The facts stated by the presiding judge doubtless furnish good grounds for the overruling of defendant’s objections to the remark made by the district attorney, but afford no excuse for the judge’s statement of such facts in the presence and hearing of the jury.

This case is on all fours with that of State *927v. Iverson, 136 La. 986, 68 South. 99, in which ’ the court said:

“But the judge should have reserved the statement of his reason for refusing the instruction, and should have given it only in the bill of exception, instead of commenting on the evidence in the presence and hearing of the jury” (citing a number of cases).

In that case the judge said:

“I find no evidence in the case to justify such a charge.”

In this case the judge said:

“I distinctly remember that it has been testified to by many witnesses that the prosecuting witness did not have a knife on his person at the time of the shooting.”

Since the adoption of Act No. 272 of-1853, p. 249, now section 991 of the Revised Statutes of 1870, in charging the jury in criminal cases, the judge has been required to limit himself to giving them a knowledge of the law applicable to the case, and has been expressly prohibited from stating or recapitulating the evidence so as to influence the decision on the facts, or from stating or repeating to the jury the testimony of any witness, or from giving any opinion as to what facts have been proved or disproved.

It has been uniformly held that the said prohibition applies to whatever the judge may say in the presence of the jury during the progress of the trial, whether in his charge to the jury, or in overruling objections of counsel for the accused.

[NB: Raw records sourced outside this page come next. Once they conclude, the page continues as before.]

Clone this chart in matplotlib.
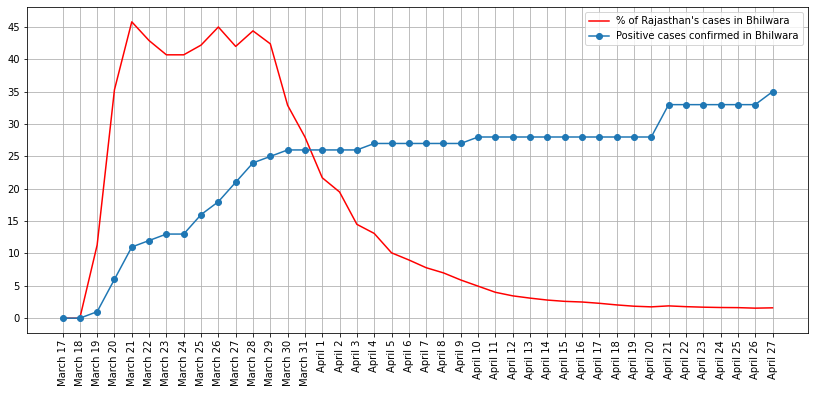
import matplotlib
matplotlib.use("Agg")
import matplotlib.pyplot as plt

dates = [f"March {d}" for d in range(17, 32)] + [f"April {d}" for d in range(1, 28)]

pct_rajasthan = [0, 0, 11.3, 35.3, 45.8, 42.9, 40.7, 40.7, 42.2, 45.0, 42.0, 44.4,
                 42.4, 32.9, 28.0, 21.7, 19.5, 14.5, 13.1, 10.1, 9.0, 7.8, 7.0, 5.9,
                 4.95, 4.0, 3.45, 3.1, 2.8, 2.6, 2.5, 2.3, 2.05, 1.85, 1.75, 1.9,
                 1.78, 1.7, 1.65, 1.63, 1.55, 1.6]

positive_cases = [0, 0, 1, 6, 11, 12, 13, 13, 16, 18, 21, 24, 25, 26, 26,
                  26, 26, 26, 27, 27, 27, 27, 27, 27, 28, 28, 28, 28, 28, 28,
                  28, 28, 28, 28, 28, 33, 33, 33, 33, 33, 33, 35]

fig = plt.figure(figsize=(815 / 72, 394 / 72), dpi=72)
ax = fig.add_axes([27 / 815, 61 / 394, 781 / 815, 326 / 394])

x = list(range(len(dates)))
ax.plot(x, pct_rajasthan, color="red", label="% of Rajasthan's cases in Bhilwara")
ax.plot(x, positive_cases, color="C0", marker="o", label="Positive cases confirmed in Bhilwara")
ax.set_xticks(x)
ax.set_xticklabels(dates, rotation=90)
ax.set_yticks(range(0, 50, 5))
ax.grid(True)
ax.legend(loc="upper right")

fig.savefig("out.png", dpi=72)
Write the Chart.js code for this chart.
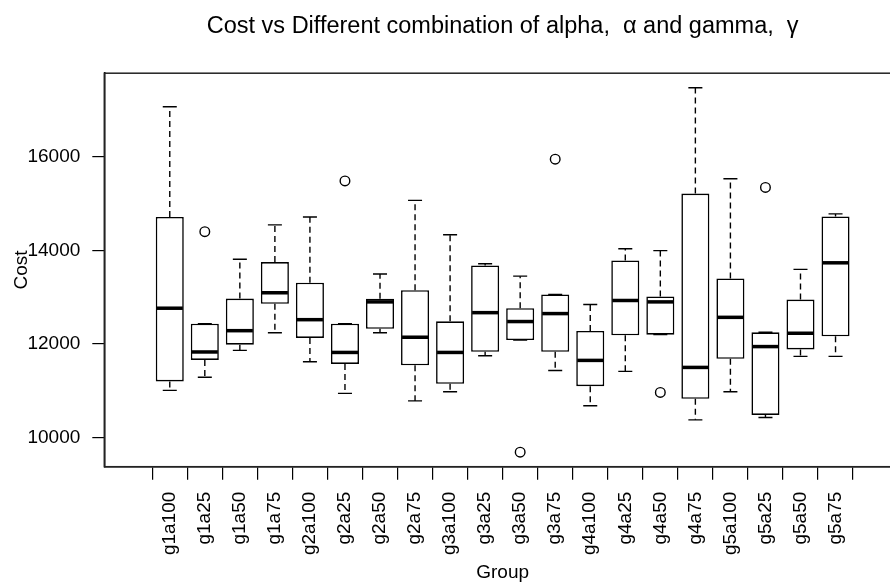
<!DOCTYPE html>
<html>
<head>
<meta charset="utf-8">
<title>Cost vs Different combination of alpha and gamma</title>
<script src="https://cdn.jsdelivr.net/npm/chart.js@4.4.1/dist/chart.umd.min.js"></script>
<style>
  html, body { margin: 0; padding: 0; background: #fff; overflow: hidden; }
  canvas { display: block; }
</style>
</head>
<body>
<canvas id="costChart" width="920" height="584"></canvas>
<script>
// groups on the x axis
const groups = ['g1a100', 'g1a25', 'g1a50', 'g1a75', 'g2a100', 'g2a25', 'g2a50', 'g2a75',
  'g3a100', 'g3a25', 'g3a50', 'g3a75', 'g4a100', 'g4a25', 'g4a50', 'g4a75',
  'g5a100', 'g5a25', 'g5a50', 'g5a75'];

// five number summaries
const whiskerLow  = [11010, 11290, 11865, 12240, 11620, 10945, 12240, 10785, 10980, 11750,
  12085, 11435, 10680, 11415, 12200, 10380, 10980, 10430, 11735, 11735];
const q1          = [11200, 11660, 11985, 12860, 12130, 11575, 12325, 11545, 11150, 11835,
  12085, 11835, 11100, 12185, 12200, 10830, 11685, 10485, 11885, 12165];
const median      = [12765, 11830, 12285, 13095, 12520, 11820, 12900, 12145, 11820, 12670,
  12480, 12650, 11650, 12930, 12900, 11500, 12570, 11945, 12230, 13735];
const q3          = [14715, 12435, 12970, 13750, 13310, 12435, 12965, 13150, 12485, 13680,
  12765, 13060, 12280, 13785, 13015, 15215, 13400, 12250, 12950, 14725];
const whiskerHigh = [17070, 12435, 13810, 14545, 14715, 12435, 13495, 15070, 14335, 13715,
  13450, 13060, 12845, 14035, 13995, 17475, 15530, 12250, 13595, 14780];

// outliers
const outlierGroups = ['g1a25', 'g2a25', 'g3a50', 'g3a75', 'g4a50', 'g5a25'];
const outlierValues = [14400, 15485, 9690, 15950, 10965, 15345];

const yTickValues = [10000, 12000, 14000, 16000];

// axis limits like R: data range stretched by 4%
const allValues = whiskerLow.concat(whiskerHigh, outlierValues);
const dataMin = Math.min(...allValues);
const dataMax = Math.max(...allValues);
const yPad = (dataMax - dataMin) * 0.04;
const xPad = groups.length * 0.04;

Chart.defaults.font.family = '"Liberation Sans", Arial, Helvetica, sans-serif';
Chart.defaults.color = '#000';

// whiskers, staples, medians and the frame, drawn with the chart scales
const boxPlotExtras = {
  id: 'boxPlotExtras',
  beforeDatasetsDraw(chart) {
    const { ctx, scales: { x, y } } = chart;
    const half = x.getPixelForValue(1.2) - x.getPixelForValue(1);
    ctx.save();
    ctx.strokeStyle = '#000';
    ctx.lineWidth = 1.4;
    groups.forEach((g, i) => {
      const px = x.getPixelForValue(i + 1);
      // dashed whiskers
      ctx.setLineDash([6, 4]);
      ctx.beginPath();
      ctx.moveTo(px, y.getPixelForValue(q3[i]));
      ctx.lineTo(px, y.getPixelForValue(whiskerHigh[i]));
      ctx.moveTo(px, y.getPixelForValue(q1[i]));
      ctx.lineTo(px, y.getPixelForValue(whiskerLow[i]));
      ctx.stroke();
      // staples
      ctx.setLineDash([]);
      ctx.beginPath();
      ctx.moveTo(px - half, y.getPixelForValue(whiskerHigh[i]));
      ctx.lineTo(px + half, y.getPixelForValue(whiskerHigh[i]));
      ctx.moveTo(px - half, y.getPixelForValue(whiskerLow[i]));
      ctx.lineTo(px + half, y.getPixelForValue(whiskerLow[i]));
      ctx.stroke();
    });
    ctx.restore();
  },
  afterDatasetsDraw(chart) {
    const { ctx, scales: { x, y } } = chart;
    const half = x.getPixelForValue(1.4) - x.getPixelForValue(1);
    ctx.save();
    ctx.strokeStyle = '#000';
    ctx.lineWidth = 3.5;
    groups.forEach((g, i) => {
      const px = x.getPixelForValue(i + 1);
      const py = y.getPixelForValue(median[i]);
      ctx.beginPath();
      ctx.moveTo(px - half + 1, py);
      ctx.lineTo(px + half - 1, py);
      ctx.stroke();
    });
    ctx.restore();
  },
  afterDraw(chart) {
    const { ctx, chartArea } = chart;
    ctx.save();
    ctx.strokeStyle = '#222';
    ctx.lineWidth = 1.5;
    ctx.strokeRect(chartArea.left, chartArea.top, chartArea.right - chartArea.left, chartArea.bottom - chartArea.top);
    ctx.restore();
  }
};

new Chart(document.getElementById('costChart'), {
  data: {
    datasets: [
      {
        type: 'bar',
        label: 'Box',
        data: groups.map((g, i) => ({ x: i + 1, y: [q1[i], q3[i]] })),
        backgroundColor: '#fff',
        borderColor: '#000',
        borderWidth: 1.6,
        borderSkipped: false,
        barPercentage: 0.8,
        categoryPercentage: 1
      },
      {
        type: 'scatter',
        label: 'Outliers',
        data: outlierGroups.map((g, i) => ({ x: groups.indexOf(g) + 1, y: outlierValues[i] })),
        pointStyle: 'circle',
        pointRadius: 4.8,
        borderColor: '#000',
        borderWidth: 1.4,
        backgroundColor: 'rgba(0,0,0,0)'
      }
    ]
  },
  options: {
    responsive: false,
    animation: false,
    layout: { padding: { left: 0, right: 19, top: 0, bottom: 0 } },
    plugins: {
      legend: { display: false },
      tooltip: { enabled: false },
      title: {
        display: true,
        fullSize: false,
        text: 'Cost vs Different combination of alpha,  α and gamma,  γ',
        color: '#000',
        font: { size: 23.5, weight: 'normal', lineHeight: 1.2 },
        padding: { top: 12, bottom: 33 }
      }
    },
    scales: {
      x: {
        type: 'linear',
        min: 0.5 - xPad,
        max: groups.length + 0.5 + xPad,
        afterBuildTicks(scale) {
          scale.ticks = groups.map((g, i) => ({ value: i + 1 }));
        },
        afterFit(scale) {
          scale.height = 117.3;
        },
        ticks: {
          autoSkip: false,
          maxRotation: 90,
          minRotation: 90,
          padding: 12,
          color: '#000',
          font: { size: 19 },
          callback: (value) => groups[value - 1]
        },
        grid: { drawOnChartArea: false, drawTicks: true, tickLength: 13, color: '#000', lineWidth: 1.2 },
        border: { display: true, color: '#000', width: 1.5 },
        title: { display: true, text: 'Group', color: '#000', font: { size: 19 }, padding: { top: 0, bottom: 0 } }
      },
      y: {
        min: dataMin - yPad,
        max: dataMax + yPad,
        afterBuildTicks(scale) {
          scale.ticks = yTickValues.map(v => ({ value: v }));
        },
        afterFit(scale) {
          scale.width = 104.3;
        },
        ticks: {
          padding: 12,
          color: '#000',
          font: { size: 19 },
          callback: (value) => String(value)
        },
        grid: { drawOnChartArea: false, drawTicks: true, tickLength: 12, color: '#000', lineWidth: 1.2 },
        border: { display: true, color: '#000', width: 1.5 },
        title: { display: true, text: 'Cost', color: '#000', font: { size: 19 }, padding: { top: 10, bottom: 0 } }
      }
    }
  },
  plugins: [boxPlotExtras]
});
</script>
</body>
</html>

See Marr’s Crim. Juris, of La. § 459„ and notes.

Article 179 of our Constitution provides that the jury in all criminal cases shall be judges of the law and of the facts on the question of guilt or innocence, having been charged as to the law applicable to the case by the presiding judge.

Under such a provision, reinforced as it is by the prohibition of the statute, the comments by the judge on the facts in the case at bar necessarily constitute reversible error.

We find no sufficient merit in the other bills of exception for the reversal of the verdict.

It is therefore ordered that the verdict and sentence appealed from be reversed, and that this cause be remanded for a new trial and further proceedings according to law.